Unemployment benefits, welfare payments, and subsidies all represent a redistribution of income. For every transfer recipient, there is an equivalent tax payment or future tax liability. Thus, income effects cancel. In many instances, these payments are given to people only in the absence of work or output. Examples include food stamps (income tests), Social Security benefits (retirement tests), agricultural subsidies, and, of course, unemployment compensation itself. Thus, the wedge on work effort is growing at the same time that subsidies for not working are increasing. Transfer payments represent a tax on production and a subsidy to leisure. Their automatic increase in the event of a fall in market income leads to an even sharper drop in output.

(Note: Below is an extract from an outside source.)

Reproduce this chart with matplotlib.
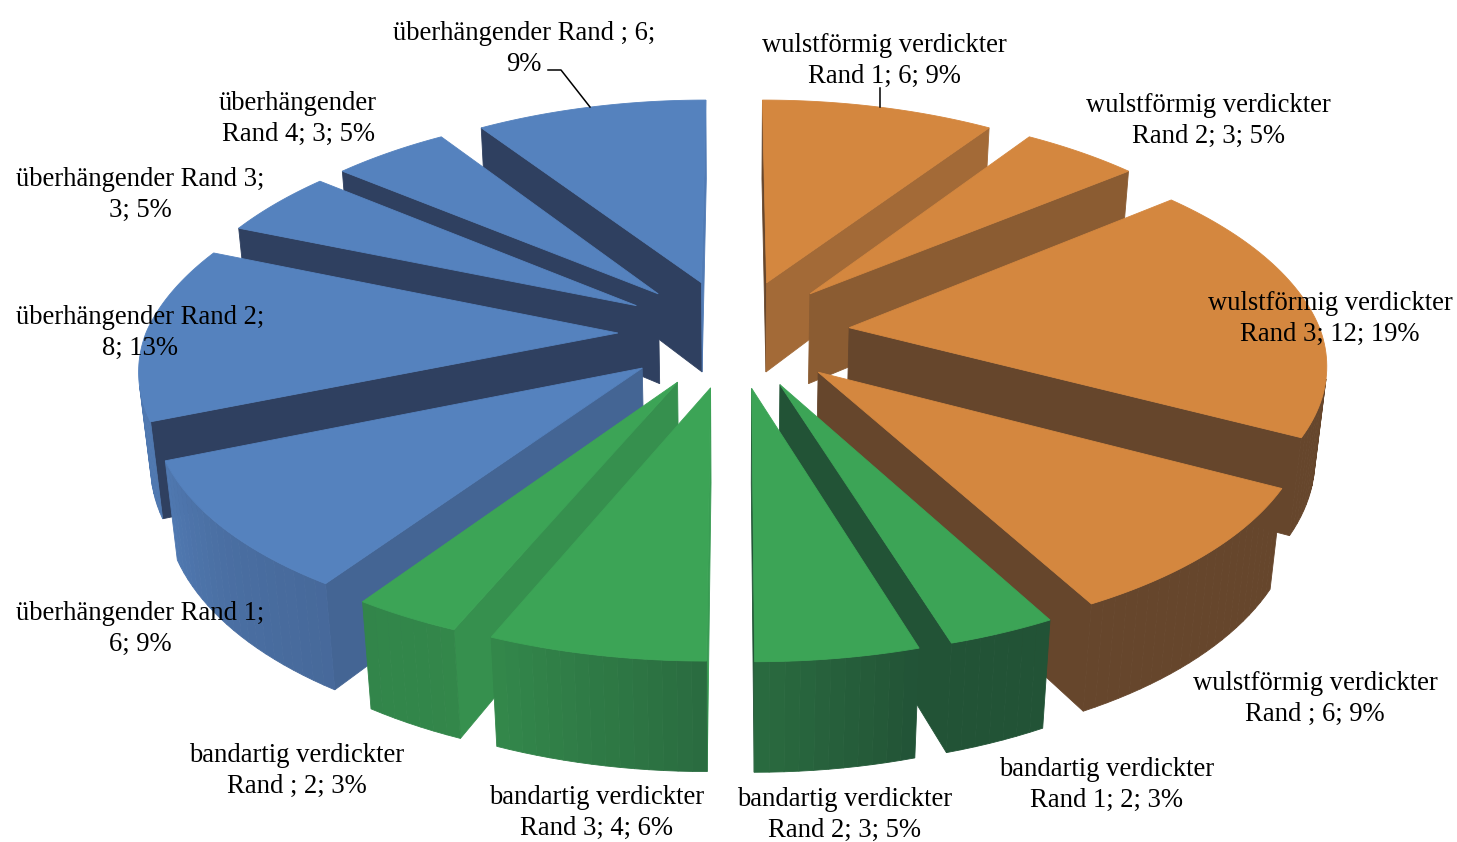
import numpy as np
import matplotlib
matplotlib.use("Agg")
import matplotlib.pyplot as plt
from matplotlib.colors import to_rgb
from matplotlib.patches import Polygon

# ---------- data ----------
values = [6, 3, 12, 6, 2, 3, 4, 2, 6, 8, 3, 3, 6]
labels = [
    "wulstförmig verdickter\nRand 1; 6; 9%",
    "wulstförmig verdickter\nRand 2; 3; 5%",
    "wulstförmig verdickter\nRand 3; 12; 19%",
    "wulstförmig verdickter\nRand ; 6; 9%",
    "bandartig verdickter\nRand 1; 2; 3%",
    "bandartig verdickter\nRand 2; 3; 5%",
    "bandartig verdickter\nRand 3; 4; 6%",
    "bandartig verdickter\nRand ; 2; 3%",
    "überhängender Rand 1;\n6; 9%",
    "überhängender Rand 2;\n8; 13%",
    "überhängender Rand 3;\n3; 5%",
    "überhängender\nRand 4; 3; 5%",
    "überhängender Rand ; 6;\n9%",
]
groups = ["o", "o", "o", "o", "g", "g", "g", "g", "b", "b", "b", "b", "b"]

# ---------- style / layout ----------
W, H = 1457, 842
label_pos = [(884, 58), (1208, 118), (1330, 316), (1315, 696), (1107, 782),
             (845, 812), (597, 810), (297, 768), (140, 626), (140, 330),
             (140, 192), (298, 116), (524, 46)]
top_col = {"o": "#D4873F", "g": "#3CA456", "b": "#5582BE"}
dark_col = {"o": "#66462C", "g": "#225336", "b": "#2F4060"}
CX, CY, A, B, C = 734, 333, 472, 220, 92
Q, QX_BACK_L, QX_BACK_R, QX_FRONT, R, EXPLODE = 0.135, 0.16, 0.15, 0.14, 0.02, 0.246

wall_b = [0, 90, 112.5, 124, 140.6, 155, 360]
wall_t = [0.9, 0.9, 0.75, 0.55, 0.34, 0.0, 0.0]
rim_b = [0, 150, 163, 180, 202, 214, 230, 247, 292, 360]
rim_t = [0, 0, 0, 0.3, 0.64, 0.62, 0.7, 0.85, 0.85, 0.85]


def shade(g, t):
    a, b = np.array(to_rgb(dark_col[g])), np.array(to_rgb(top_col[g]))
    return tuple(a + (b - a) * t)


def project(x, y, z):
    qx = (QX_BACK_R if x > 0 else QX_BACK_L) if y > 0 else QX_FRONT
    return (CX + A * x / (1 + qx * y + R * z),
            CY + (-B * y + C * z) / (1 + Q * y))


def signed_area(pts):
    p = np.array(pts)
    xs, ys = p[:, 0], p[:, 1]
    return 0.5 * np.sum(xs * np.roll(ys, -1) - np.roll(xs, -1) * ys)


fig = plt.figure(figsize=(W / 100, H / 100), dpi=100)
ax = fig.add_axes([0, 0, 1, 1])
ax.set_xlim(0, W)
ax.set_ylim(H, 0)
ax.axis("off")

total = sum(values)
edges = np.concatenate([[0], np.cumsum(values)]) / total * 360


def face(pts, col, zorder):
    ax.add_patch(Polygon(pts, closed=True, facecolor=col, edgecolor=col,
                         linewidth=0.6, zorder=zorder))


bis = (edges[:-1] + edges[1:]) / 2
order = np.argsort(-np.cos(np.radians(bis)))

for rank, i in enumerate(order):
    g = groups[i]
    s, e = edges[i], edges[i + 1]
    m = np.radians(bis[i])
    ox, oy = EXPLODE * np.sin(m), EXPLODE * np.cos(m)
    base = rank * 10 + 1

    def P(bearing, r, z):
        t = np.radians(bearing)
        return project(ox + r * np.sin(t), oy + r * np.cos(t), z)

    # radial walls
    for edge, nrm, sign in ((s, s - 90, 1), (e, e + 90, -1)):
        quad = [P(edge, 0, 0), P(edge, 1, 0), P(edge, 1, 1), P(edge, 0, 1)]
        if signed_area(quad) * sign > 0:
            continue
        t = np.interp(nrm % 360, wall_b, wall_t)
        face(quad, shade(g, t), base)
    # outer rim
    steps = max(2, int((e - s) / 1.5))
    th = np.linspace(s, e, steps + 1)
    for a0, a1 in zip(th[:-1], th[1:]):
        quad = [P(a0, 1, 0), P(a1, 1, 0), P(a1, 1, 1), P(a0, 1, 1)]
        if signed_area(quad) > 0:
            continue
        t = np.interp(((a0 + a1) / 2) % 360, rim_b, rim_t)
        face(quad, shade(g, t), base + 1)
    # top
    th = np.linspace(s, e, 60)
    face([P(0, 0, 0)] + [P(a, 1, 0) for a in th], top_col[g], base + 2)

# leader lines
ax.plot([548, 561, 590], [70, 70, 107], color="black", lw=1.1, zorder=500)
ax.plot([880, 880], [88, 107], color="black", lw=1.1, zorder=500)

for txt, (x, y) in zip(labels, label_pos):
    ax.text(x, y + 3, txt, ha="center", va="center", family="Liberation Serif",
            fontsize=19.2, linespacing=1.34, color="black", zorder=600)

fig.savefig("out.png", dpi=100, facecolor="white")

In some high benefit states, such as Hawaii, Massachusetts, and New York, the entire package of welfare payments can pay people the equivalent of a $10 per hour job (and let us not forget: Welfare benefits are not taxed, but wages and salaries are). Because these benefits shrink as income levels from work climb, welfare can impose very high marginal tax rates (60 percent or more) on low income Americans. And those disincentives to work have a deleterious effect. We found a high, statistically significant, negative relationship between the level of benefits in a state and the percentage reduction in caseloads.
In sum, high welfare benefits magnify the tax wedge between effort and reward. As such, output is expected to fall as a consequence of making benefits from not working more generous. Thus, an increase in unemployment benefits is expected to lead to a rise in unemployment.